Task |
Return the listing below exactly, with the pictures dropped.

Given material |
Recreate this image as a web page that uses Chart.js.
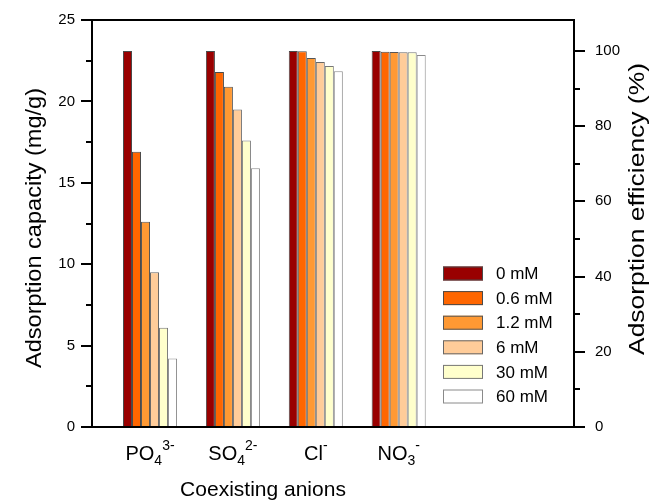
<!DOCTYPE html>
<html>
<head>
<meta charset="utf-8">
<script src="https://cdn.jsdelivr.net/npm/chart.js@4.4.1/dist/chart.umd.min.js"></script>
<style>
html,body{margin:0;padding:0;background:#ffffff;}
#wrap{width:654px;height:501px;position:relative;}
</style>
</head>
<body>
<div id="wrap"><canvas id="c" width="654" height="501"></canvas></div>
<script>
// ---- data ----
const categoryBase = ['PO', 'SO', 'Cl', 'NO'];
const categorySub  = ['4', '4', '', '3'];
const categorySup  = ['3-', '2-', '-', '-'];
const categoryPos  = [1, 2, 3, 4];

const seriesLabels = ['0 mM', '0.6 mM', '1.2 mM', '6 mM', '30 mM', '60 mM'];
const conc0   = [23.1, 23.1, 23.1, 23.1];
const conc0_6 = [16.9, 21.8, 23.08, 23.05];
const conc1_2 = [12.6, 20.9, 22.67, 23.03];
const conc6   = [9.5, 19.5, 22.42, 23.02];
const conc30  = [6.1, 17.6, 22.17, 23.02];
const conc60  = [4.2, 15.9, 21.85, 22.85];
const seriesValues = [conc0, conc0_6, conc1_2, conc6, conc30, conc60];

const leftTicks  = [0, 5, 10, 15, 20, 25];
const rightTicks = [0, 20, 40, 60, 80, 100];

// ---- styles ----
const fillColors   = ['#990000', '#FF6600', '#FF9933', '#FFCC99', '#FFFFCC', '#FFFFFF'];
const borderColors = ['#4a4a4a', '#4a4a4a', '#555555', '#666666', '#777777', '#8a8a8a'];
const FONT = "'Liberation Sans', Arial, Helvetica, sans-serif";

const leftMax = 25;
const rightMax = leftMax / conc0[0] * 100;

const datasets = seriesValues.map((vals, k) => ({
  label: seriesLabels[k],
  data: vals.map((v, i) => ({ x: categoryPos[i], y: v })),
  backgroundColor: fillColors[k],
  borderColor: borderColors[k],
  borderWidth: 1,
  borderSkipped: 'bottom',
  categoryPercentage: 0.652,
  barPercentage: 1.0,
  xAxisID: 'x',
  yAxisID: 'y'
}));

function drawRotatedTitle(ctx, text, x, yCenter, size, targetLen) {
  ctx.save();
  ctx.font = size + 'px ' + FONT;
  const w = ctx.measureText(text).width;
  const sx = targetLen / w;
  ctx.translate(x, yCenter);
  ctx.rotate(-Math.PI / 2);
  ctx.scale(sx, 1);
  ctx.textAlign = 'center';
  ctx.textBaseline = 'alphabetic';
  ctx.fillText(text, 0, 0);
  ctx.restore();
}

const framePlugin = {
  id: 'frame',
  afterDraw(chart) {
    const ctx = chart.ctx;
    const a = chart.chartArea;
    const yL = chart.scales.y, yR = chart.scales.y2, x = chart.scales.x;
    ctx.save();
    ctx.strokeStyle = '#000';
    ctx.lineWidth = 2;
    ctx.lineCap = 'square';
    ctx.beginPath();
    ctx.rect(a.left, a.top, a.right - a.left, a.bottom - a.top);
    ctx.stroke();
    ctx.lineCap = 'butt';
    for (let v = 0; v <= leftMax + 1e-6; v += 2.5) {
      const py = Math.round(yL.getPixelForValue(v));
      const major = leftTicks.some(t => Math.abs(t - v) < 1e-6);
      const len = major ? 11 : 6;
      ctx.beginPath();
      ctx.moveTo(a.left, py);
      ctx.lineTo(a.left - len, py);
      ctx.stroke();
    }
    for (let v = 0; v <= 100 + 1e-6; v += 10) {
      const py = Math.round(yR.getPixelForValue(v));
      const major = rightTicks.some(t => Math.abs(t - v) < 1e-6);
      const len = major ? 11 : 6;
      ctx.beginPath();
      ctx.moveTo(a.right, py);
      ctx.lineTo(a.right + len, py);
      ctx.stroke();
    }
    // category labels with sub/superscripts
    ctx.fillStyle = '#000';
    ctx.textBaseline = 'alphabetic';
    const baseY = 460;
    for (let i = 0; i < categoryBase.length; i++) {
      const cx = x.getPixelForValue(categoryPos[i]);
      ctx.font = '20px ' + FONT;
      const wb = ctx.measureText(categoryBase[i]).width;
      ctx.font = '14px ' + FONT;
      const ws = categorySub[i] ? ctx.measureText(categorySub[i]).width : 0;
      const wp = ctx.measureText(categorySup[i]).width;
      const total = wb + ws + wp;
      let px = cx - total / 2;
      ctx.textAlign = 'left';
      ctx.font = '20px ' + FONT;
      ctx.fillText(categoryBase[i], px, baseY);
      px += wb;
      ctx.font = '14px ' + FONT;
      if (categorySub[i]) {
        ctx.fillText(categorySub[i], px, baseY + 5);
      }
      ctx.fillText(categorySup[i], px + ws, baseY - 10);
    }
    // x axis title
    ctx.font = '21px ' + FONT;
    ctx.textAlign = 'center';
    ctx.fillText('Coexisting anions', 263, 496);
    // y titles
    drawRotatedTitle(ctx, 'Adsorption capacity (mg/g)', 41, 228, 22, 280);
    drawRotatedTitle(ctx, 'Adsorption efficiency (%)', 644, 209, 22, 292);
    // legend
    const lx = 443, ly0 = 273.5, step = 24.6;
    ctx.textAlign = 'left';
    ctx.textBaseline = 'middle';
    ctx.font = '17px ' + FONT;
    chart.data.datasets.forEach((ds, k) => {
      const cy = ly0 + k * step;
      ctx.fillStyle = ds.backgroundColor;
      ctx.fillRect(lx, cy - 7, 40, 14);
      ctx.strokeStyle = ds.borderColor;
      ctx.lineWidth = 1;
      ctx.strokeRect(lx + 0.5, cy - 6.5, 39, 13);
      ctx.fillStyle = '#000';
      ctx.fillText(ds.label, 496, cy + 1);
    });
    ctx.restore();
  }
};

function fixY(width) {
  return s => { s.width = width; s.paddingTop = 0; s.paddingBottom = 0; };
}

new Chart(document.getElementById('c'), {
  type: 'bar',
  data: { datasets },
  options: {
    responsive: false,
    animation: false,
    layout: { padding: { top: 20, left: 0, right: 0, bottom: 0 } },
    plugins: { legend: { display: false }, tooltip: { enabled: false } },
    scales: {
      x: {
        type: 'linear',
        min: 0.3,
        max: 6.115,
        offset: false,
        grid: { display: false, drawTicks: false },
        border: { display: false },
        ticks: { display: false, stepSize: 1, includeBounds: false },
        afterFit: s => { s.height = 74; s.paddingLeft = 0; s.paddingRight = 0; }
      },
      y: {
        position: 'left',
        min: 0,
        max: leftMax,
        grid: { display: false, drawTicks: false },
        border: { display: false },
        ticks: {
          stepSize: 2.5,
          padding: 17,
          color: '#000',
          font: { family: FONT, size: 15 },
          callback: v => leftTicks.includes(v) ? String(v) : ''
        },
        afterFit: fixY(92)
      },
      y2: {
        position: 'right',
        min: 0,
        max: rightMax,
        grid: { display: false, drawTicks: false },
        border: { display: false },
        ticks: {
          stepSize: 10,
          includeBounds: false,
          padding: 21,
          color: '#000',
          font: { family: FONT, size: 15 },
          callback: v => rightTicks.includes(v) ? String(v) : ''
        },
        afterFit: fixY(80)
      }
    }
  },
  plugins: [framePlugin]
});
</script>
</body>
</html>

Response to the exercise |
Recreate this image as a web page that uses Chart.js.
<!DOCTYPE html>
<html>
<head>
<meta charset="utf-8">
<script src="https://cdn.jsdelivr.net/npm/chart.js@4.4.1/dist/chart.umd.min.js"></script>
<style>
html,body{margin:0;padding:0;background:#ffffff;}
#wrap{width:654px;height:501px;position:relative;}
</style>
</head>
<body>
<div id="wrap"><canvas id="c" width="654" height="501"></canvas></div>
<script>
// ---- data ----
const categoryBase = ['PO', 'SO', 'Cl', 'NO'];
const categorySub  = ['4', '4', '', '3'];
const categorySup  = ['3-', '2-', '-', '-'];
const categoryPos  = [1, 2, 3, 4];

const seriesLabels = ['0 mM', '0.6 mM', '1.2 mM', '6 mM', '30 mM', '60 mM'];
const conc0   = [23.1, 23.1, 23.1, 23.1];
const conc0_6 = [16.9, 21.8, 23.08, 23.05];
const conc1_2 = [12.6, 20.9, 22.67, 23.03];
const conc6   = [9.5, 19.5, 22.42, 23.02];
const conc30  = [6.1, 17.6, 22.17, 23.02];
const conc60  = [4.2, 15.9, 21.85, 22.85];
const seriesValues = [conc0, conc0_6, conc1_2, conc6, conc30, conc60];

const leftTicks  = [0, 5, 10, 15, 20, 25];
const rightTicks = [0, 20, 40, 60, 80, 100];

// ---- styles ----
const fillColors   = ['#990000', '#FF6600', '#FF9933', '#FFCC99', '#FFFFCC', '#FFFFFF'];
const borderColors = ['#4a4a4a', '#4a4a4a', '#555555', '#666666', '#777777', '#8a8a8a'];
const FONT = "'Liberation Sans', Arial, Helvetica, sans-serif";

const leftMax = 25;
const rightMax = leftMax / conc0[0] * 100;

const datasets = seriesValues.map((vals, k) => ({
  label: seriesLabels[k],
  data: vals.map((v, i) => ({ x: categoryPos[i], y: v })),
  backgroundColor: fillColors[k],
  borderColor: borderColors[k],
  borderWidth: 1,
  borderSkipped: 'bottom',
  categoryPercentage: 0.652,
  barPercentage: 1.0,
  xAxisID: 'x',
  yAxisID: 'y'
}));

function drawRotatedTitle(ctx, text, x, yCenter, size, targetLen) {
  ctx.save();
  ctx.font = size + 'px ' + FONT;
  const w = ctx.measureText(text).width;
  const sx = targetLen / w;
  ctx.translate(x, yCenter);
  ctx.rotate(-Math.PI / 2);
  ctx.scale(sx, 1);
  ctx.textAlign = 'center';
  ctx.textBaseline = 'alphabetic';
  ctx.fillText(text, 0, 0);
  ctx.restore();
}

const framePlugin = {
  id: 'frame',
  afterDraw(chart) {
    const ctx = chart.ctx;
    const a = chart.chartArea;
    const yL = chart.scales.y, yR = chart.scales.y2, x = chart.scales.x;
    ctx.save();
    ctx.strokeStyle = '#000';
    ctx.lineWidth = 2;
    ctx.lineCap = 'square';
    ctx.beginPath();
    ctx.rect(a.left, a.top, a.right - a.left, a.bottom - a.top);
    ctx.stroke();
    ctx.lineCap = 'butt';
    for (let v = 0; v <= leftMax + 1e-6; v += 2.5) {
      const py = Math.round(yL.getPixelForValue(v));
      const major = leftTicks.some(t => Math.abs(t - v) < 1e-6);
      const len = major ? 11 : 6;
      ctx.beginPath();
      ctx.moveTo(a.left, py);
      ctx.lineTo(a.left - len, py);
      ctx.stroke();
    }
    for (let v = 0; v <= 100 + 1e-6; v += 10) {
      const py = Math.round(yR.getPixelForValue(v));
      const major = rightTicks.some(t => Math.abs(t - v) < 1e-6);
      const len = major ? 11 : 6;
      ctx.beginPath();
      ctx.moveTo(a.right, py);
      ctx.lineTo(a.right + len, py);
      ctx.stroke();
    }
    // category labels with sub/superscripts
    ctx.fillStyle = '#000';
    ctx.textBaseline = 'alphabetic';
    const baseY = 460;
    for (let i = 0; i < categoryBase.length; i++) {
      const cx = x.getPixelForValue(categoryPos[i]);
      ctx.font = '20px ' + FONT;
      const wb = ctx.measureText(categoryBase[i]).width;
      ctx.font = '14px ' + FONT;
      const ws = categorySub[i] ? ctx.measureText(categorySub[i]).width : 0;
      const wp = ctx.measureText(categorySup[i]).width;
      const total = wb + ws + wp;
      let px = cx - total / 2;
      ctx.textAlign = 'left';
      ctx.font = '20px ' + FONT;
      ctx.fillText(categoryBase[i], px, baseY);
      px += wb;
      ctx.font = '14px ' + FONT;
      if (categorySub[i]) {
        ctx.fillText(categorySub[i], px, baseY + 5);
      }
      ctx.fillText(categorySup[i], px + ws, baseY - 10);
    }
    // x axis title
    ctx.font = '21px ' + FONT;
    ctx.textAlign = 'center';
    ctx.fillText('Coexisting anions', 263, 496);
    // y titles
    drawRotatedTitle(ctx, 'Adsorption capacity (mg/g)', 41, 228, 22, 280);
    drawRotatedTitle(ctx, 'Adsorption efficiency (%)', 644, 209, 22, 292);
    // legend
    const lx = 443, ly0 = 273.5, step = 24.6;
    ctx.textAlign = 'left';
    ctx.textBaseline = 'middle';
    ctx.font = '17px ' + FONT;
    chart.data.datasets.forEach((ds, k) => {
      const cy = ly0 + k * step;
      ctx.fillStyle = ds.backgroundColor;
      ctx.fillRect(lx, cy - 7, 40, 14);
      ctx.strokeStyle = ds.borderColor;
      ctx.lineWidth = 1;
      ctx.strokeRect(lx + 0.5, cy - 6.5, 39, 13);
      ctx.fillStyle = '#000';
      ctx.fillText(ds.label, 496, cy + 1);
    });
    ctx.restore();
  }
};

function fixY(width) {
  return s => { s.width = width; s.paddingTop = 0; s.paddingBottom = 0; };
}

new Chart(document.getElementById('c'), {
  type: 'bar',
  data: { datasets },
  options: {
    responsive: false,
    animation: false,
    layout: { padding: { top: 20, left: 0, right: 0, bottom: 0 } },
    plugins: { legend: { display: false }, tooltip: { enabled: false } },
    scales: {
      x: {
        type: 'linear',
        min: 0.3,
        max: 6.115,
        offset: false,
        grid: { display: false, drawTicks: false },
        border: { display: false },
        ticks: { display: false, stepSize: 1, includeBounds: false },
        afterFit: s => { s.height = 74; s.paddingLeft = 0; s.paddingRight = 0; }
      },
      y: {
        position: 'left',
        min: 0,
        max: leftMax,
        grid: { display: false, drawTicks: false },
        border: { display: false },
        ticks: {
          stepSize: 2.5,
          padding: 17,
          color: '#000',
          font: { family: FONT, size: 15 },
          callback: v => leftTicks.includes(v) ? String(v) : ''
        },
        afterFit: fixY(92)
      },
      y2: {
        position: 'right',
        min: 0,
        max: rightMax,
        grid: { display: false, drawTicks: false },
        border: { display: false },
        ticks: {
          stepSize: 10,
          includeBounds: false,
          padding: 21,
          color: '#000',
          font: { family: FONT, size: 15 },
          callback: v => rightTicks.includes(v) ? String(v) : ''
        },
        afterFit: fixY(80)
      }
    }
  },
  plugins: [framePlugin]
});
</script>
</body>
</html>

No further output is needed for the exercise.